En mai 1968, fatigués de l’oppression, les jeunes devenaient maîtres de leur propre émancipation. Plus tôt encore, pendant l’occupation nazie, la jeunesse de l’Affiche Rouge, portée par Manouchian, prenait la tête de la lutte armée contre les nazis, nourrie par l’amour de la liberté. Le plus jeune de ces combattants de la haine, fusillés le 21 février 1944, était Wolf Wajsbrot, âgé de dix-sept ans… Nous, jeunes de l’Hashomer Hatzaïr, sommes effarés devant cette inertie de la jeunesse.

Mais qu’en est-il de ces jeunes assoiffés de justice et de liberté, prêts à se soulever quand leurs idéaux sont menacés ? Comment la jeunesse française, qui fut jadis la plus révoltée, la plus soucieuse de l’avenir de la condition humaine, reste-t-elle passive face à la renaissance si flagrante de l’antisémitisme ?

Chers jeunes, revenez rêver d’un monde sans racisme, d’un monde sans violence, d’un monde où l’amour et la liberté écrasent la haine de l’autre, revenez rêver d’un monde meilleur. Wajsbrot n’avait que dix-sept ans, et en aucun cas son jeune âge ne fut un frein à son action. Eliminer des nazis n’était pas une question d’âge, quand l’avenir du monde était en cause.

Se battre contre l’antisémitisme n’est pas une question d’âge, quand les fondements de la République sont menacés.

Alors, chers concitoyens, juifs ou non juifs, jeunes ou plus âgés, ne baissez pas les bras. Ne regardez plus sans rien faire. Ne laissez pas la terre des droits de l’homme nourrir ces affamés de haine. Levez le voile sur l’émergence d’un nouvel antisémitisme rampant, qui effraie les Juifs de France, et honorez les Manouchian, Moulin, les Wasjbrot, martyrs de la lutte contre l’abandon de la France au triomphe du fanatisme.

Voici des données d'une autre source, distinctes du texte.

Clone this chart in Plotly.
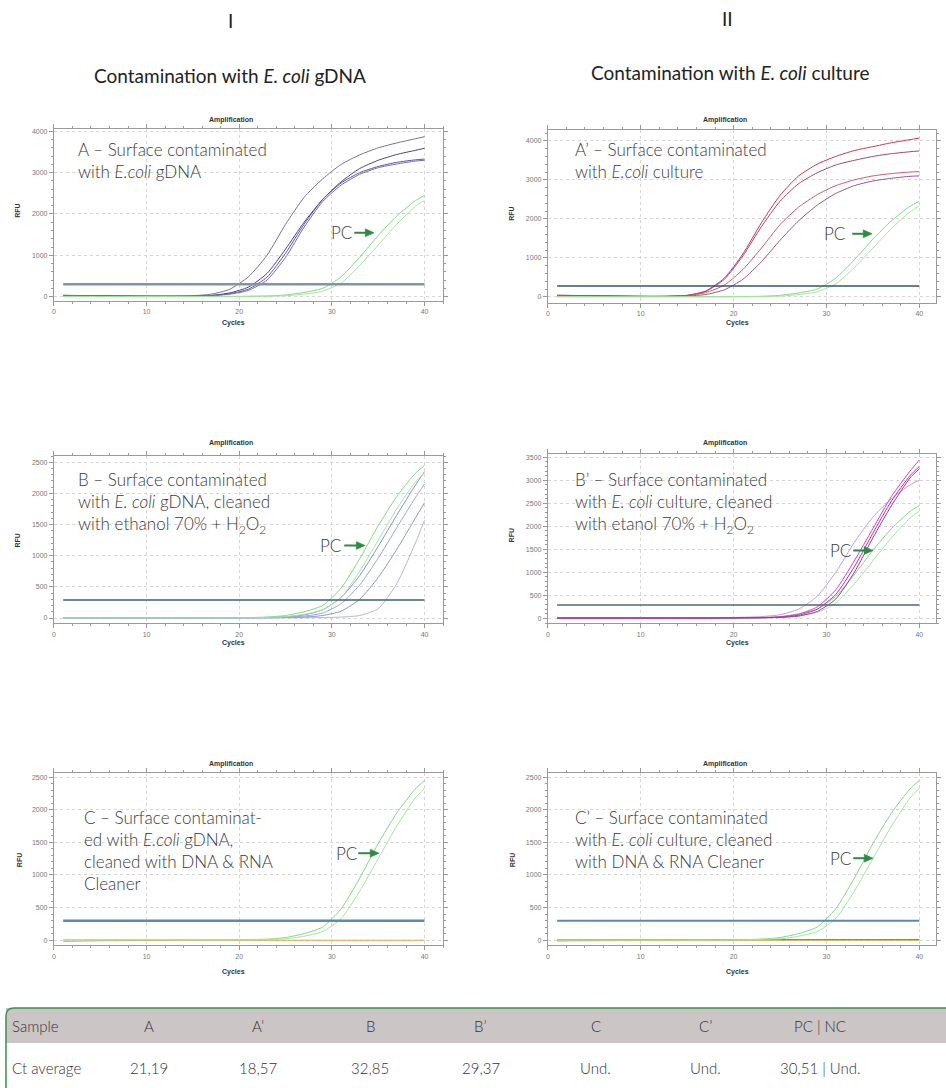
import plotly.graph_objects as go

W, H = 946, 1088

# ---------------- data ----------------
cycles = [1, 3, 5, 7, 9, 11, 13, 15, 17, 19, 21, 23, 25, 27, 29, 31, 33, 35, 37, 39, 40]

# positive control (same in every run)
pc_1 = [5, 5, 5, 5, 5, 5, 5, 5, 5, 5, 8, 15, 40, 100, 200, 480, 950, 1480, 1950, 2320, 2450]
pc_2 = [3, 3, 3, 3, 3, 3, 3, 3, 3, 3, 5, 10, 20, 60, 130, 330, 750, 1250, 1750, 2180, 2330]

# A - gDNA contaminated
a_1 = [30, 25, 20, 15, 12, 10, 10, 20, 60, 180, 480, 1000, 1750, 2400, 2850, 3200, 3430, 3600, 3720, 3820, 3870]
a_2 = [30, 25, 20, 15, 12, 10, 10, 12, 30, 90, 230, 560, 1150, 1800, 2350, 2780, 3100, 3300, 3440, 3540, 3590]
a_3 = [25, 22, 18, 14, 10, 8, 8, 10, 25, 70, 180, 470, 1050, 1750, 2350, 2750, 3000, 3150, 3250, 3310, 3330]
a_4 = [25, 22, 18, 14, 10, 8, 8, 10, 20, 60, 150, 400, 950, 1680, 2300, 2700, 2960, 3120, 3210, 3280, 3300]

# A' - culture contaminated
ap_1 = [40, 35, 30, 22, 15, 12, 15, 40, 150, 480, 1100, 1900, 2600, 3100, 3400, 3600, 3750, 3850, 3950, 4030, 4070]
ap_2 = [40, 35, 30, 22, 15, 12, 15, 38, 140, 450, 1050, 1800, 2450, 2900, 3180, 3380, 3500, 3600, 3670, 3720, 3740]
ap_3 = [30, 28, 25, 20, 15, 12, 14, 30, 110, 300, 700, 1250, 1850, 2300, 2620, 2850, 3000, 3100, 3160, 3200, 3210]
ap_4 = [30, 28, 25, 20, 15, 12, 14, 25, 60, 180, 450, 900, 1450, 1950, 2350, 2650, 2850, 2970, 3040, 3090, 3100]

# B - gDNA, ethanol + H2O2
b_1 = [5, 5, 5, 5, 5, 5, 5, 5, 5, 5, 5, 10, 20, 50, 130, 330, 680, 1150, 1650, 2130, 2350]
b_2 = [4, 4, 4, 4, 4, 4, 4, 4, 4, 4, 4, 6, 12, 30, 80, 230, 530, 960, 1450, 1930, 2150]
b_3 = [3, 3, 3, 3, 3, 3, 3, 3, 3, 3, 3, 4, 8, 15, 40, 110, 300, 650, 1100, 1600, 1850]
b_4 = [2, 2, 2, 2, 2, 2, 2, 2, 2, 2, 2, 2, 3, 5, 8, 15, 40, 150, 550, 1200, 1570]

# B' - culture, ethanol + H2O2
bp_1 = [10, 10, 10, 10, 10, 10, 10, 10, 10, 15, 25, 40, 80, 200, 480, 1000, 1650, 2200, 2600, 2900, 3000]
bp_2 = [10, 10, 10, 10, 10, 10, 10, 10, 10, 12, 15, 20, 35, 90, 250, 620, 1250, 1950, 2650, 3200, 3440]
bp_3 = [8, 8, 8, 8, 8, 8, 8, 8, 8, 10, 12, 16, 28, 70, 200, 520, 1120, 1850, 2550, 3100, 3300]
bp_4 = [6, 6, 6, 6, 6, 6, 6, 6, 6, 8, 10, 13, 22, 50, 150, 420, 1000, 1750, 2450, 3050, 3250]

# C / C' - cleaned with DNA & RNA Cleaner (no amplification)
c_1 = [-20, -15, -10, -8, -6, -5, -4, -4, -3, -3, -2, -2, -2, -2, -2, -2, -2, -2, -2, -2, -2]
cp_1 = [-15, -12, -10, -8, -6, -5, -4, -4, -3, -3, -2, -2, -2, -2, -2, -2, -2, -2, -2, -2, -2]
cp_2 = [5, 5, 5, 5, 5, 5, 5, 5, 5, 5, 5, 5, 5, 5, 5, 5, 5, 5, 5, 5, 5]

# thresholds (RFU) per panel A, A', B, B', C, C'
thresholds = [300, 280, 290, 290, 296, 296]
thr_cycles = [1, 40]

# table
table_header = ["Sample", "A", "A\u2019", "B", "B\u2019", "C", "C\u2019", "PC | NC"]
table_ct = ["Ct average", "21,19", "18,57", "32,85", "29,37", "Und.", "Und.", "30,51 | Und."]

# ---------------- layout helpers ----------------
def fx(px):
    return px / W


def fy(py):
    return 1 - py / H


GREEN1, GREEN2 = "#7fd87f", "#a4e4a0"

panels = [
    dict(x0=52, x1=442, y0=128, y1=300, xr=[0, 42], yr=[-100, 4060], ydt=1000, ymn=200,
         thr_col="#7d95ad", thr_w=2.5,
         series=[(a_1, "#7b6e9e"), (a_2, "#4a3f8a"), (a_3, "#5e50a8"), (a_4, "#7566b4"),
                 (pc_1, GREEN1), (pc_2, GREEN2)]),
    dict(x0=547, x1=936, y0=129, y1=302, xr=[0, 41.8], yr=[-150, 4280], ydt=1000, ymn=200,
         thr_col="#35566a", thr_w=1.5,
         series=[(ap_1, "#c8384f"), (ap_2, "#a24672"), (ap_3, "#d25868"), (ap_4, "#925690"),
                 (pc_1, GREEN1), (pc_2, GREEN2)]),
    dict(x0=52, x1=442, y0=455, y1=623, xr=[0, 42], yr=[-87, 2607], ydt=500, ymn=100,
         thr_col="#3c6070", thr_w=1.5,
         series=[(b_4, "#b8b4d8"), (b_3, "#8a94d8"), (b_2, "#9aa2e8"), (b_1, "#7f8fe0"),
                 (pc_1, GREEN1), (pc_2, GREEN2)]),
    dict(x0=547, x1=936, y0=453, y1=623, xr=[0, 41.8], yr=[-109, 3580], ydt=500, ymn=100,
         thr_col="#4a6a78", thr_w=1.5,
         series=[(pc_1, GREEN1), (pc_2, GREEN2), (bp_1, "#c79ad8"), (bp_2, "#d43fc8"),
                 (bp_3, "#c02cb0"), (bp_4, "#8e3d9e")]),
    dict(x0=52, x1=442, y0=773, y1=945, xr=[0, 42], yr=[-77, 2560], ydt=500, ymn=100,
         thr_col="#5d8aa5", thr_w=2.5,
         series=[(c_1, "#e6a23c"), (pc_1, GREEN1), (pc_2, GREEN2)]),
    dict(x0=547, x1=936, y0=773, y1=945, xr=[0, 41.8], yr=[-77, 2560], ydt=500, ymn=100,
         thr_col="#5d8aa5", thr_w=2,
         series=[(cp_2, "#333333"), (cp_1, "#e0c040"), (pc_1, GREEN1), (pc_2, GREEN2)]),
]

fig = go.Figure()
layout = dict(width=W, height=H, margin=dict(l=0, r=0, t=0, b=0),
              paper_bgcolor="white", plot_bgcolor="white", showlegend=False)

TICKFONT = dict(family="Liberation Sans, Arial", size=7, color="#777")

for i, p in enumerate(panels):
    k = "" if i == 0 else str(i + 1)
    xa, ya = "x" + k, "y" + k
    for ys, col in p["series"]:
        fig.add_trace(go.Scatter(x=cycles, y=ys, mode="lines", xaxis=xa, yaxis=ya,
                                 line=dict(color=col, width=1, shape="spline", smoothing=0.6),
                                 hoverinfo="skip"))
    fig.add_trace(go.Scatter(x=thr_cycles, y=[thresholds[i], thresholds[i]], mode="lines",
                             xaxis=xa, yaxis=ya,
                             line=dict(color=p["thr_col"], width=p["thr_w"]), hoverinfo="skip"))
    layout["xaxis" + k] = dict(
        domain=[fx(p["x0"]), fx(p["x1"])], anchor=ya, range=p["xr"],
        tickmode="array", tickvals=[0, 10, 20, 30, 40], ticks="outside", ticklen=4,
        tickcolor="#999", tickfont=TICKFONT,
        minor=dict(dtick=2, tick0=0, ticks="outside", ticklen=2, tickcolor="#999", showgrid=False),
        showgrid=True, gridcolor="#d6d6d6", griddash="dot", gridwidth=1,
        showline=True, linecolor="#9a9a9a", linewidth=1, mirror="ticks", zeroline=False,
    )
    layout["yaxis" + k] = dict(
        domain=[fy(p["y1"]), fy(p["y0"])], anchor=xa, range=p["yr"],
        tick0=0, dtick=p["ydt"], ticks="outside", ticklen=4, tickcolor="#999",
        tickfont=TICKFONT,
        minor=dict(dtick=p["ymn"], tick0=0, ticks="outside", ticklen=2, tickcolor="#999", showgrid=False),
        showgrid=True, gridcolor="#d6d6d6", griddash="dot", gridwidth=1,
        showline=True, linecolor="#9a9a9a", linewidth=1, mirror="ticks", zeroline=False,
    )

annotations = []
shapes = []

SMALL = dict(family="Liberation Sans, Arial", size=7, color="#333")
LABEL = dict(family="Lato", size=17, color="#3a3a3a", weight=300)
HEAD = dict(family="Lato", size=19, color="#222")


def ann(text, x, y, font, xanchor="center", yanchor="middle", **kw):
    annotations.append(dict(text=text, x=fx(x), y=fy(y), xref="paper", yref="paper",
                            xanchor=xanchor, yanchor=yanchor, showarrow=False, font=font,
                            align="left", **kw))


# headers
ann("I", 229, 20, dict(family="Lato", size=19, color="#222"))
ann("II", 727, 18, dict(family="Lato", size=19, color="#222"))
ann("Contamination with <i>E. coli</i> gDNA", 228, 75, HEAD)
ann("Contamination with <i>E. coli</i> culture", 730, 72, HEAD)

# small chart texts
amp_pos = [(229, 119), (725, 119), (229, 442), (725, 442), (229, 764), (725, 764)]
rfu_pos = [(16, 210), (511, 213), (16, 540), (511, 535), (17, 860), (511, 860)]
cyc_pos = [(232, 322), (737, 322), (232, 643), (737, 643), (232, 972), (737, 972)]
for (ax_, ay_), (rx, ry), (cx, cy) in zip(amp_pos, rfu_pos, cyc_pos):
    ann("<b>Amplification</b>", ax_, ay_, SMALL)
    ann("<b>RFU</b>", rx, ry, SMALL, textangle=-90)
    ann("<b>Cycles</b>", cx, cy, SMALL)

# panel descriptions
ann("A \u2013 Surface contaminated<br>with <i>E.coli</i> gDNA", 74, 136, LABEL, xanchor="left", yanchor="top")
ann("A\u2019 \u2013 Surface contaminated<br>with <i>E.coli</i> culture", 572, 136, LABEL, xanchor="left", yanchor="top")
ann("B \u2013 Surface contaminated<br>with <i>E. coli</i> gDNA, cleaned<br>with ethanol 70% + H<sub>2</sub>O<sub>2</sub>",
    74, 466, LABEL, xanchor="left", yanchor="top")
ann("B\u2019 \u2013 Surface contaminated<br>with <i>E. coli</i> culture, cleaned<br>with etanol 70% + H<sub>2</sub>O<sub>2</sub>",
    572, 466, LABEL, xanchor="left", yanchor="top")
ann("C \u2013 Surface contaminat-<br>ed with <i>E.coli</i> gDNA,<br>cleaned with DNA & RNA<br>Cleaner",
    80, 805, LABEL, xanchor="left", yanchor="top")
ann("C\u2019 \u2013 Surface contaminated<br>with <i>E. coli</i> culture, cleaned<br>with DNA & RNA Cleaner",
    572, 805, LABEL, xanchor="left", yanchor="top")

# PC labels with arrows (arrows drawn as shapes)
ARROW = "#2e8b43"
pc_labels = [(340, 232, 353, 373), (834, 233, 852, 872), (329, 545, 343, 364),
             (840, 550, 853, 873), (345, 853, 357, 378), (840, 858, 853, 873)]
for tx, ty, t0, t1 in pc_labels:
    ann("PC", tx, ty, dict(family="Lato", size=17, color="#3a3a3a", weight=300))
    shapes.append(dict(type="line", xref="paper", yref="paper", x0=fx(t0), x1=fx(t1 - 7),
                       y0=fy(ty), y1=fy(ty), line=dict(color=ARROW, width=2)))
    tri = f"M {fx(t1 - 9)},{fy(ty - 4)} L {fx(t1)},{fy(ty)} L {fx(t1 - 9)},{fy(ty + 4)} Z"
    shapes.append(dict(type="path", xref="paper", yref="paper", path=tri,
                       fillcolor=ARROW, line=dict(color=ARROW, width=0.5)))

# table
TOP, MID, BOT = 1008, 1043, 1100
L, R, RAD = 4, 960, 8
shapes.append(dict(type="rect", xref="paper", yref="paper", x0=fx(L), x1=fx(R), y0=fy(MID), y1=fy(TOP),
                   fillcolor="#cbc5c5", line=dict(width=0), layer="below"))
path = (f"M {fx(R)},{fy(TOP)} L {fx(L + RAD)},{fy(TOP)} "
        f"Q {fx(L)},{fy(TOP)} {fx(L)},{fy(TOP + RAD)} "
        f"L {fx(L)},{fy(BOT)}")
shapes.append(dict(type="path", xref="paper", yref="paper", path=path,
                   line=dict(color="#3f8f4f", width=1.5)))

TABLE_FONT = dict(family="Lato", size=15, color="#333", weight=300)
col_x = [8, 147, 257, 369, 480, 595, 705, 820]
for j, (hx, h, v) in enumerate(zip(col_x, table_header, table_ct)):
    xa_ = "left" if j == 0 else "center"
    ann(h, hx, 1026, TABLE_FONT, xanchor=xa_)
    ann(v, hx, 1068, TABLE_FONT, xanchor=xa_)

layout["annotations"] = annotations
layout["shapes"] = shapes
fig.update_layout(**layout)
fig.write_html("out.html", config={"displayModeBar": False},
               post_script="document.body.style.margin='0';document.body.style.overflow='hidden';")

Chers concitoyens, associations non lucratives, mouvements et partis politiques, mouvements de jeunesse engagée, rejoignez l’Hashomer Hatzaïr dans la lutte. Faisons revivre ensemble l’antiracisme français. Comme toute idée dont les fondements sont fébriles, le racisme et l’antisémitisme sont parfaitement vincibles. Chers concitoyens, combattons-les avec férocité, et les mauvais jours finiront.